*To be done*:
Produce a word-for-word copy of the listing below without its pictures.
[BEGIN]
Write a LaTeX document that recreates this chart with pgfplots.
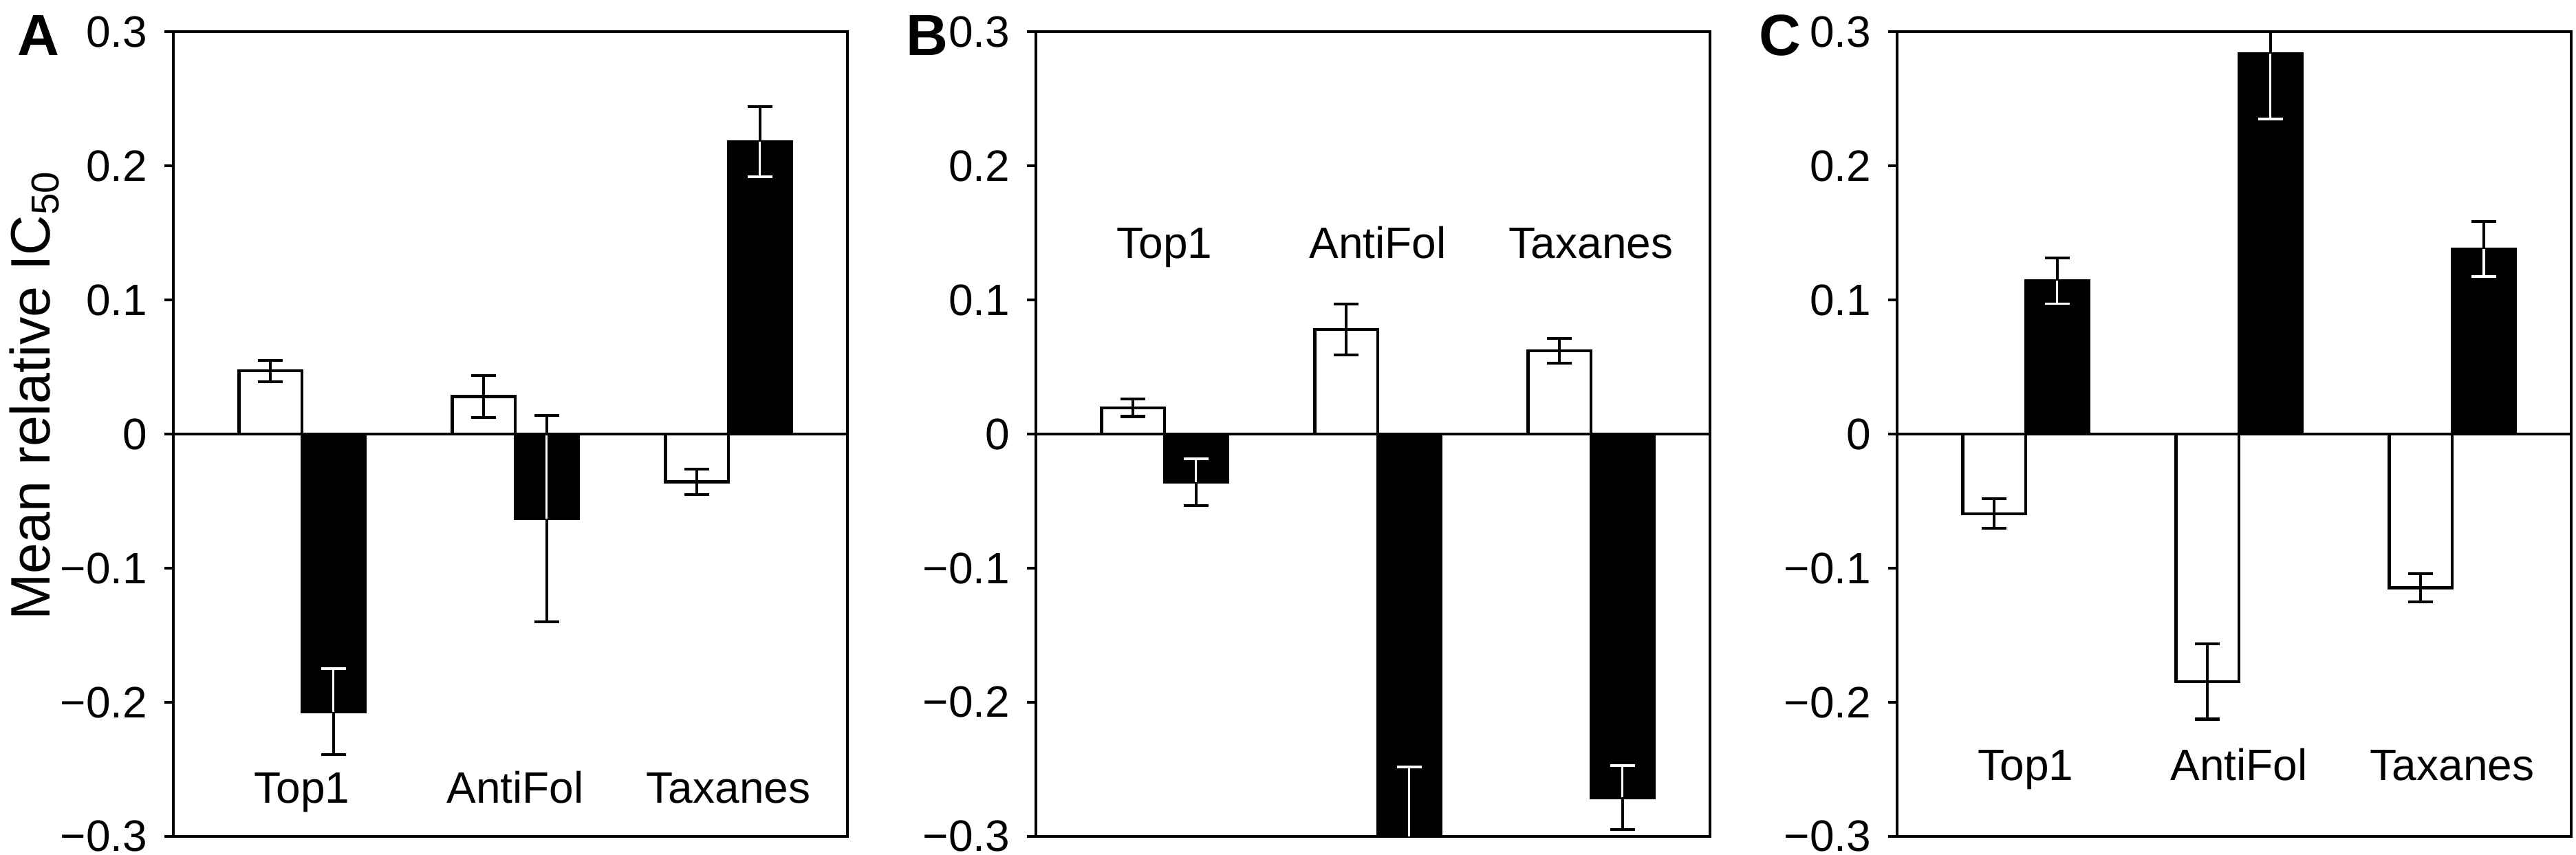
\documentclass[border=0pt]{standalone}
\usepackage{fontspec}
\setmainfont{Liberation Sans}
\usepackage{pgfplots}
\pgfplotsset{compat=1.18}

\newcommand{\catfont}{\fontsize{9.1}{10}\selectfont}
\pgfplotsset{
  panel/.style={
    scale only axis, width=4.9cm, height=5.85cm, anchor=south west,
    xmin=-0.603, xmax=2.558, ymin=-0.3, ymax=0.3,
    xtick=\empty, ytick={-0.3,-0.2,-0.1,0,0.1,0.2,0.3},
    yticklabels={−0.3,−0.2,−0.1,0,0.1,0.2,0.3},
    ytick pos=left, tick align=outside, major tick length=0.065cm,
    tick label style={font=\fontsize{9.1}{10}\selectfont},
    axis line style={line width=0.5pt}, tick style={line width=0.5pt, black},
  },
  whitebar/.style={ybar, bar width=0.295, bar shift=0pt, fill=white, draw=black, line width=0.6pt,
    error bars/.cd, y dir=both, y explicit,
    error bar style={draw=black, line width=0.6pt},
    error mark options={rotate=90, draw=black, line width=0.6pt, mark size=0.09cm}},
  blackbar/.style={ybar, bar width=0.295, bar shift=0pt, fill=black, draw=black, line width=0.6pt,
    error bars/.cd, y dir=both, y explicit,
    error bar style={draw=black, line width=0.6pt},
    error mark options={rotate=90, draw=black, line width=0.6pt, mark size=0.09cm}},
  innerup/.style={draw=none, mark=none,
    error bars/.cd, y dir=plus, y explicit,
    error bar style={draw=white, line width=0.5pt},
    error mark options={rotate=90, draw=white, line width=0.55pt, mark size=0.09cm}},
  innerdown/.style={draw=none, mark=none,
    error bars/.cd, y dir=minus, y explicit,
    error bar style={draw=white, line width=0.5pt},
    error mark options={rotate=90, draw=white, line width=0.55pt, mark size=0.09cm}},
}

\begin{document}
\begin{tikzpicture}
\path[use as bounding box] (0,-0.135) rectangle (18.725,6.08);

% panel A
\begin{axis}[panel, at={(1.26cm,0)}]
\addplot[whitebar] table[x=x, y=y, y error=e] {
x y e
-0.1475 0.047 0.008
0.8525 0.028 0.0155
1.8525 -0.0356 0.0094
};
\addplot[blackbar] table[x=x, y=y, y error=e] {
x y e
0.1475 -0.207 0.032
1.1475 -0.063 0.077
2.1475 0.218 0.026
};
\addplot[innerup] table[x=x, y=y, y error plus=e] {
x y e
0.1475 -0.207 0.032
1.1475 -0.063 0.063
};
\addplot[innerdown] table[x=x, y=y, y error minus=e] {
x y e
2.1475 0.218 0.026
};
\draw[line width=0.6pt] (rel axis cs:0,0.5) -- (rel axis cs:1,0.5);
\node[font=\catfont, anchor=base] at (axis cs:0,-0.275) {Top1};
\node[font=\catfont, anchor=base] at (axis cs:1,-0.275) {AntiFol};
\node[font=\catfont, anchor=base] at (axis cs:2,-0.275) {Taxanes};
\end{axis}

% panel B
\begin{axis}[panel, at={(7.53cm,0)}]
\addplot[whitebar] table[x=x, y=y, y error=e] {
x y e
-0.1475 0.0196 0.0065
0.8525 0.078 0.019
1.8525 0.062 0.0092
};
\addplot[blackbar] table[x=x, y=y, y error=e] {
x y e
0.1475 -0.036 0.0174
1.1475 -0.303 0.055
2.1475 -0.271 0.024
};
\addplot[innerup] table[x=x, y=y, y error plus=e] {
x y e
0.1475 -0.036 0.0174
1.1475 -0.303 0.055
2.1475 -0.271 0.024
};
\draw[line width=0.6pt] (rel axis cs:0,0.5) -- (rel axis cs:1,0.5);
\node[font=\catfont, anchor=base] at (axis cs:0,0.131) {Top1};
\node[font=\catfont, anchor=base] at (axis cs:1,0.131) {AntiFol};
\node[font=\catfont, anchor=base] at (axis cs:2,0.131) {Taxanes};
\end{axis}

% panel C
\begin{axis}[panel, at={(13.79cm,0)}]
\addplot[whitebar] table[x=x, y=y, y error=e] {
x y e
-0.1475 -0.0594 0.011
0.8525 -0.1846 0.028
1.8525 -0.1146 0.0106
};
\addplot[blackbar] table[x=x, y=y, y error=e] {
x y e
0.1475 0.1142 0.017
1.1475 0.2837 0.049
2.1475 0.138 0.0205
};
\addplot[innerdown] table[x=x, y=y, y error minus=e] {
x y e
0.1475 0.1142 0.017
1.1475 0.2837 0.049
2.1475 0.138 0.0205
};
\draw[line width=0.6pt] (rel axis cs:0,0.5) -- (rel axis cs:1,0.5);
\node[font=\catfont, anchor=base] at (axis cs:0,-0.258) {Top1};
\node[font=\catfont, anchor=base] at (axis cs:1,-0.258) {AntiFol};
\node[font=\catfont, anchor=base] at (axis cs:2,-0.258) {Taxanes};
\end{axis}

\node[font=\bfseries\fontsize{12}{14}\selectfont] at (0.28,5.82) {A};
\node[font=\bfseries\fontsize{12}{14}\selectfont] at (6.74,5.82) {B};
\node[font=\bfseries\fontsize{12}{14}\selectfont] at (12.94,5.82) {C};
\node[rotate=90, font=\fontsize{11.5}{13}\selectfont] at (0.25,3.21) {Mean relative IC\textsubscript{50}};
\end{tikzpicture}
\end{document}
[END]
*Output for this exercise*:
Write a LaTeX document that recreates this chart with pgfplots.
\documentclass[border=0pt]{standalone}
\usepackage{fontspec}
\setmainfont{Liberation Sans}
\usepackage{pgfplots}
\pgfplotsset{compat=1.18}

\newcommand{\catfont}{\fontsize{9.1}{10}\selectfont}
\pgfplotsset{
  panel/.style={
    scale only axis, width=4.9cm, height=5.85cm, anchor=south west,
    xmin=-0.603, xmax=2.558, ymin=-0.3, ymax=0.3,
    xtick=\empty, ytick={-0.3,-0.2,-0.1,0,0.1,0.2,0.3},
    yticklabels={−0.3,−0.2,−0.1,0,0.1,0.2,0.3},
    ytick pos=left, tick align=outside, major tick length=0.065cm,
    tick label style={font=\fontsize{9.1}{10}\selectfont},
    axis line style={line width=0.5pt}, tick style={line width=0.5pt, black},
  },
  whitebar/.style={ybar, bar width=0.295, bar shift=0pt, fill=white, draw=black, line width=0.6pt,
    error bars/.cd, y dir=both, y explicit,
    error bar style={draw=black, line width=0.6pt},
    error mark options={rotate=90, draw=black, line width=0.6pt, mark size=0.09cm}},
  blackbar/.style={ybar, bar width=0.295, bar shift=0pt, fill=black, draw=black, line width=0.6pt,
    error bars/.cd, y dir=both, y explicit,
    error bar style={draw=black, line width=0.6pt},
    error mark options={rotate=90, draw=black, line width=0.6pt, mark size=0.09cm}},
  innerup/.style={draw=none, mark=none,
    error bars/.cd, y dir=plus, y explicit,
    error bar style={draw=white, line width=0.5pt},
    error mark options={rotate=90, draw=white, line width=0.55pt, mark size=0.09cm}},
  innerdown/.style={draw=none, mark=none,
    error bars/.cd, y dir=minus, y explicit,
    error bar style={draw=white, line width=0.5pt},
    error mark options={rotate=90, draw=white, line width=0.55pt, mark size=0.09cm}},
}

\begin{document}
\begin{tikzpicture}
\path[use as bounding box] (0,-0.135) rectangle (18.725,6.08);

% panel A
\begin{axis}[panel, at={(1.26cm,0)}]
\addplot[whitebar] table[x=x, y=y, y error=e] {
x y e
-0.1475 0.047 0.008
0.8525 0.028 0.0155
1.8525 -0.0356 0.0094
};
\addplot[blackbar] table[x=x, y=y, y error=e] {
x y e
0.1475 -0.207 0.032
1.1475 -0.063 0.077
2.1475 0.218 0.026
};
\addplot[innerup] table[x=x, y=y, y error plus=e] {
x y e
0.1475 -0.207 0.032
1.1475 -0.063 0.063
};
\addplot[innerdown] table[x=x, y=y, y error minus=e] {
x y e
2.1475 0.218 0.026
};
\draw[line width=0.6pt] (rel axis cs:0,0.5) -- (rel axis cs:1,0.5);
\node[font=\catfont, anchor=base] at (axis cs:0,-0.275) {Top1};
\node[font=\catfont, anchor=base] at (axis cs:1,-0.275) {AntiFol};
\node[font=\catfont, anchor=base] at (axis cs:2,-0.275) {Taxanes};
\end{axis}

% panel B
\begin{axis}[panel, at={(7.53cm,0)}]
\addplot[whitebar] table[x=x, y=y, y error=e] {
x y e
-0.1475 0.0196 0.0065
0.8525 0.078 0.019
1.8525 0.062 0.0092
};
\addplot[blackbar] table[x=x, y=y, y error=e] {
x y e
0.1475 -0.036 0.0174
1.1475 -0.303 0.055
2.1475 -0.271 0.024
};
\addplot[innerup] table[x=x, y=y, y error plus=e] {
x y e
0.1475 -0.036 0.0174
1.1475 -0.303 0.055
2.1475 -0.271 0.024
};
\draw[line width=0.6pt] (rel axis cs:0,0.5) -- (rel axis cs:1,0.5);
\node[font=\catfont, anchor=base] at (axis cs:0,0.131) {Top1};
\node[font=\catfont, anchor=base] at (axis cs:1,0.131) {AntiFol};
\node[font=\catfont, anchor=base] at (axis cs:2,0.131) {Taxanes};
\end{axis}

% panel C
\begin{axis}[panel, at={(13.79cm,0)}]
\addplot[whitebar] table[x=x, y=y, y error=e] {
x y e
-0.1475 -0.0594 0.011
0.8525 -0.1846 0.028
1.8525 -0.1146 0.0106
};
\addplot[blackbar] table[x=x, y=y, y error=e] {
x y e
0.1475 0.1142 0.017
1.1475 0.2837 0.049
2.1475 0.138 0.0205
};
\addplot[innerdown] table[x=x, y=y, y error minus=e] {
x y e
0.1475 0.1142 0.017
1.1475 0.2837 0.049
2.1475 0.138 0.0205
};
\draw[line width=0.6pt] (rel axis cs:0,0.5) -- (rel axis cs:1,0.5);
\node[font=\catfont, anchor=base] at (axis cs:0,-0.258) {Top1};
\node[font=\catfont, anchor=base] at (axis cs:1,-0.258) {AntiFol};
\node[font=\catfont, anchor=base] at (axis cs:2,-0.258) {Taxanes};
\end{axis}

\node[font=\bfseries\fontsize{12}{14}\selectfont] at (0.28,5.82) {A};
\node[font=\bfseries\fontsize{12}{14}\selectfont] at (6.74,5.82) {B};
\node[font=\bfseries\fontsize{12}{14}\selectfont] at (12.94,5.82) {C};
\node[rotate=90, font=\fontsize{11.5}{13}\selectfont] at (0.25,3.21) {Mean relative IC\textsubscript{50}};
\end{tikzpicture}
\end{document}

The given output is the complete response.